[Start]

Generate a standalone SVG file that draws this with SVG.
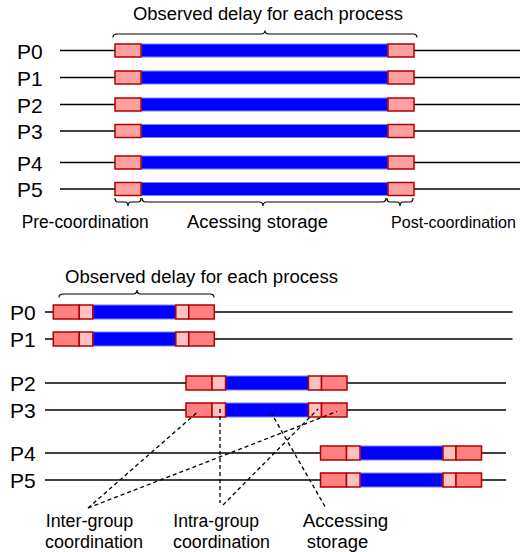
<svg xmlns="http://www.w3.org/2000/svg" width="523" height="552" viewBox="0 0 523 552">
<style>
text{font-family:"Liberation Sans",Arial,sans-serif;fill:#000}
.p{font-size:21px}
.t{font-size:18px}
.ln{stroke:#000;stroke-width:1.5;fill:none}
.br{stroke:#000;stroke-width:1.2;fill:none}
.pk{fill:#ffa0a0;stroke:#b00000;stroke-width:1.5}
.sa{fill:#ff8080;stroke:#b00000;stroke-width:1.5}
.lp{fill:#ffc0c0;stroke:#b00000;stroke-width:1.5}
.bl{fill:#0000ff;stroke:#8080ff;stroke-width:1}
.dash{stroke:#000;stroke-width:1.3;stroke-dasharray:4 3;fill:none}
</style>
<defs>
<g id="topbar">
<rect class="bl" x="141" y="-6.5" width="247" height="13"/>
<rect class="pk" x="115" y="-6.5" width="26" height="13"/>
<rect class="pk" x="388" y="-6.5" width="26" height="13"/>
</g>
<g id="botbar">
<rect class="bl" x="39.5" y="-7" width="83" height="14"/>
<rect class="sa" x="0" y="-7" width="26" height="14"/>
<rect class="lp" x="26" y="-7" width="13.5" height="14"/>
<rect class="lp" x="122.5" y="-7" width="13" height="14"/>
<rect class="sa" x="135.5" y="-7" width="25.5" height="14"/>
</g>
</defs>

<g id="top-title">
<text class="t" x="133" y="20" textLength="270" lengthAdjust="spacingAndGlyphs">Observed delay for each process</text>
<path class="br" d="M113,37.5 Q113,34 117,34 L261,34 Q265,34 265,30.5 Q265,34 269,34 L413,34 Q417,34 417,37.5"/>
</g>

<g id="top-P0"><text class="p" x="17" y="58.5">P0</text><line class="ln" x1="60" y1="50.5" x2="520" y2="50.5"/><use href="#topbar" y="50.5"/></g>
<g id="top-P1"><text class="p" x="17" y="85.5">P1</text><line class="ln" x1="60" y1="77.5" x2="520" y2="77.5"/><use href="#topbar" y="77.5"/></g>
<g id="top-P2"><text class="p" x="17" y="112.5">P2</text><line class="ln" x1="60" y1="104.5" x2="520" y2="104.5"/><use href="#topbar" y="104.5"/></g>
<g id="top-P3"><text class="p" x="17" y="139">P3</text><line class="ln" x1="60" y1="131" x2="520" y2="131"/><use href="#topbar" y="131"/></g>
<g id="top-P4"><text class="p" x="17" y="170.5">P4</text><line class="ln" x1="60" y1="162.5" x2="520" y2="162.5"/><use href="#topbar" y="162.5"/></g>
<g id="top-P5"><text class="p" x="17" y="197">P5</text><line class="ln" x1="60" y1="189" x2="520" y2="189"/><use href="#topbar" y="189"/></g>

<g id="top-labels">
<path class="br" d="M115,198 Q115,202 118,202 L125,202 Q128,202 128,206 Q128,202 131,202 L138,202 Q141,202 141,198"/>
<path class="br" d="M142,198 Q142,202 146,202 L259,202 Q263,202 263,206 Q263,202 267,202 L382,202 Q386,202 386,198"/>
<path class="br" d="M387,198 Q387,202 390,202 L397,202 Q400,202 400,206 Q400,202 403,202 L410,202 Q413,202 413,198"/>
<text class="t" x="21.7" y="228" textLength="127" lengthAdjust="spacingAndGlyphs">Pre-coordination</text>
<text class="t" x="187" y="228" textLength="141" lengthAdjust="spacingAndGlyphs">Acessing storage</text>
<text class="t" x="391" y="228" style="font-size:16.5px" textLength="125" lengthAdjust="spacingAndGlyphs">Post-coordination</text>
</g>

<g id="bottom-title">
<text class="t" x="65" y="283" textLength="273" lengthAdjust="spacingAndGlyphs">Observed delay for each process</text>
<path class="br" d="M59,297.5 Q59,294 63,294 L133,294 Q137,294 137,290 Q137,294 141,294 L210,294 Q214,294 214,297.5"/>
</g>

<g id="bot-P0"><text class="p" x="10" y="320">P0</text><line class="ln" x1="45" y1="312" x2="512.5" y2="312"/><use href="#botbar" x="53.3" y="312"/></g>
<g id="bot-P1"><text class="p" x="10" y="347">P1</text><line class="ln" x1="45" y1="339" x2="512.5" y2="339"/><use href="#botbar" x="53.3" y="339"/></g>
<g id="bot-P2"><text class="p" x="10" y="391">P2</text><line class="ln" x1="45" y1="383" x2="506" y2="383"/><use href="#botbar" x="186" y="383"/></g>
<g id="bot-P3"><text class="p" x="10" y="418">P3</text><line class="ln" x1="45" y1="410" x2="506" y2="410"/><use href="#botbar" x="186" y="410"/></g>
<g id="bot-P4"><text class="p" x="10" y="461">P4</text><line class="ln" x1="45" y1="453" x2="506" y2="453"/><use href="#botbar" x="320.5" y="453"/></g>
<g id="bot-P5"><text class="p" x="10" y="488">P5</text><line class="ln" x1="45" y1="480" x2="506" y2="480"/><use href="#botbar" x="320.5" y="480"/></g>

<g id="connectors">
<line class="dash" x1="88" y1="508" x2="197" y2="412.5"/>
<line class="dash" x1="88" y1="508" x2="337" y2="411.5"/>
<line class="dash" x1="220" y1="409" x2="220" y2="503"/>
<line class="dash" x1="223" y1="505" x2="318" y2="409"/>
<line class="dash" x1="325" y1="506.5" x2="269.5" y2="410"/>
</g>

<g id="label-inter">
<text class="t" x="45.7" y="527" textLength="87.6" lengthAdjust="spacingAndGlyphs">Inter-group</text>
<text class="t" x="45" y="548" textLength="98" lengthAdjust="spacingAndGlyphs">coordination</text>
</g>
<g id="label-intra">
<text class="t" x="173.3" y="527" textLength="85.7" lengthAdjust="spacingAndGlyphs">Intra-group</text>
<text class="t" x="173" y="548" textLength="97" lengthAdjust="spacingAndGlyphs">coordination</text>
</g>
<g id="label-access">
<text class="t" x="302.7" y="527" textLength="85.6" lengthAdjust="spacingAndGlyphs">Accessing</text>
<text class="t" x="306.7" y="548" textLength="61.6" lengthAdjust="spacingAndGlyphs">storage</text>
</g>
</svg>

[End]

● **Task brief**
Reproduce every line of the material precisely, omitting its pictures.

● **Result**
Generate a standalone SVG file that draws this with SVG.
<svg xmlns="http://www.w3.org/2000/svg" width="523" height="552" viewBox="0 0 523 552">
<style>
text{font-family:"Liberation Sans",Arial,sans-serif;fill:#000}
.p{font-size:21px}
.t{font-size:18px}
.ln{stroke:#000;stroke-width:1.5;fill:none}
.br{stroke:#000;stroke-width:1.2;fill:none}
.pk{fill:#ffa0a0;stroke:#b00000;stroke-width:1.5}
.sa{fill:#ff8080;stroke:#b00000;stroke-width:1.5}
.lp{fill:#ffc0c0;stroke:#b00000;stroke-width:1.5}
.bl{fill:#0000ff;stroke:#8080ff;stroke-width:1}
.dash{stroke:#000;stroke-width:1.3;stroke-dasharray:4 3;fill:none}
</style>
<defs>
<g id="topbar">
<rect class="bl" x="141" y="-6.5" width="247" height="13"/>
<rect class="pk" x="115" y="-6.5" width="26" height="13"/>
<rect class="pk" x="388" y="-6.5" width="26" height="13"/>
</g>
<g id="botbar">
<rect class="bl" x="39.5" y="-7" width="83" height="14"/>
<rect class="sa" x="0" y="-7" width="26" height="14"/>
<rect class="lp" x="26" y="-7" width="13.5" height="14"/>
<rect class="lp" x="122.5" y="-7" width="13" height="14"/>
<rect class="sa" x="135.5" y="-7" width="25.5" height="14"/>
</g>
</defs>

<g id="top-title">
<text class="t" x="133" y="20" textLength="270" lengthAdjust="spacingAndGlyphs">Observed delay for each process</text>
<path class="br" d="M113,37.5 Q113,34 117,34 L261,34 Q265,34 265,30.5 Q265,34 269,34 L413,34 Q417,34 417,37.5"/>
</g>

<g id="top-P0"><text class="p" x="17" y="58.5">P0</text><line class="ln" x1="60" y1="50.5" x2="520" y2="50.5"/><use href="#topbar" y="50.5"/></g>
<g id="top-P1"><text class="p" x="17" y="85.5">P1</text><line class="ln" x1="60" y1="77.5" x2="520" y2="77.5"/><use href="#topbar" y="77.5"/></g>
<g id="top-P2"><text class="p" x="17" y="112.5">P2</text><line class="ln" x1="60" y1="104.5" x2="520" y2="104.5"/><use href="#topbar" y="104.5"/></g>
<g id="top-P3"><text class="p" x="17" y="139">P3</text><line class="ln" x1="60" y1="131" x2="520" y2="131"/><use href="#topbar" y="131"/></g>
<g id="top-P4"><text class="p" x="17" y="170.5">P4</text><line class="ln" x1="60" y1="162.5" x2="520" y2="162.5"/><use href="#topbar" y="162.5"/></g>
<g id="top-P5"><text class="p" x="17" y="197">P5</text><line class="ln" x1="60" y1="189" x2="520" y2="189"/><use href="#topbar" y="189"/></g>

<g id="top-labels">
<path class="br" d="M115,198 Q115,202 118,202 L125,202 Q128,202 128,206 Q128,202 131,202 L138,202 Q141,202 141,198"/>
<path class="br" d="M142,198 Q142,202 146,202 L259,202 Q263,202 263,206 Q263,202 267,202 L382,202 Q386,202 386,198"/>
<path class="br" d="M387,198 Q387,202 390,202 L397,202 Q400,202 400,206 Q400,202 403,202 L410,202 Q413,202 413,198"/>
<text class="t" x="21.7" y="228" textLength="127" lengthAdjust="spacingAndGlyphs">Pre-coordination</text>
<text class="t" x="187" y="228" textLength="141" lengthAdjust="spacingAndGlyphs">Acessing storage</text>
<text class="t" x="391" y="228" style="font-size:16.5px" textLength="125" lengthAdjust="spacingAndGlyphs">Post-coordination</text>
</g>

<g id="bottom-title">
<text class="t" x="65" y="283" textLength="273" lengthAdjust="spacingAndGlyphs">Observed delay for each process</text>
<path class="br" d="M59,297.5 Q59,294 63,294 L133,294 Q137,294 137,290 Q137,294 141,294 L210,294 Q214,294 214,297.5"/>
</g>

<g id="bot-P0"><text class="p" x="10" y="320">P0</text><line class="ln" x1="45" y1="312" x2="512.5" y2="312"/><use href="#botbar" x="53.3" y="312"/></g>
<g id="bot-P1"><text class="p" x="10" y="347">P1</text><line class="ln" x1="45" y1="339" x2="512.5" y2="339"/><use href="#botbar" x="53.3" y="339"/></g>
<g id="bot-P2"><text class="p" x="10" y="391">P2</text><line class="ln" x1="45" y1="383" x2="506" y2="383"/><use href="#botbar" x="186" y="383"/></g>
<g id="bot-P3"><text class="p" x="10" y="418">P3</text><line class="ln" x1="45" y1="410" x2="506" y2="410"/><use href="#botbar" x="186" y="410"/></g>
<g id="bot-P4"><text class="p" x="10" y="461">P4</text><line class="ln" x1="45" y1="453" x2="506" y2="453"/><use href="#botbar" x="320.5" y="453"/></g>
<g id="bot-P5"><text class="p" x="10" y="488">P5</text><line class="ln" x1="45" y1="480" x2="506" y2="480"/><use href="#botbar" x="320.5" y="480"/></g>

<g id="connectors">
<line class="dash" x1="88" y1="508" x2="197" y2="412.5"/>
<line class="dash" x1="88" y1="508" x2="337" y2="411.5"/>
<line class="dash" x1="220" y1="409" x2="220" y2="503"/>
<line class="dash" x1="223" y1="505" x2="318" y2="409"/>
<line class="dash" x1="325" y1="506.5" x2="269.5" y2="410"/>
</g>

<g id="label-inter">
<text class="t" x="45.7" y="527" textLength="87.6" lengthAdjust="spacingAndGlyphs">Inter-group</text>
<text class="t" x="45" y="548" textLength="98" lengthAdjust="spacingAndGlyphs">coordination</text>
</g>
<g id="label-intra">
<text class="t" x="173.3" y="527" textLength="85.7" lengthAdjust="spacingAndGlyphs">Intra-group</text>
<text class="t" x="173" y="548" textLength="97" lengthAdjust="spacingAndGlyphs">coordination</text>
</g>
<g id="label-access">
<text class="t" x="302.7" y="527" textLength="85.6" lengthAdjust="spacingAndGlyphs">Accessing</text>
<text class="t" x="306.7" y="548" textLength="61.6" lengthAdjust="spacingAndGlyphs">storage</text>
</g>
</svg>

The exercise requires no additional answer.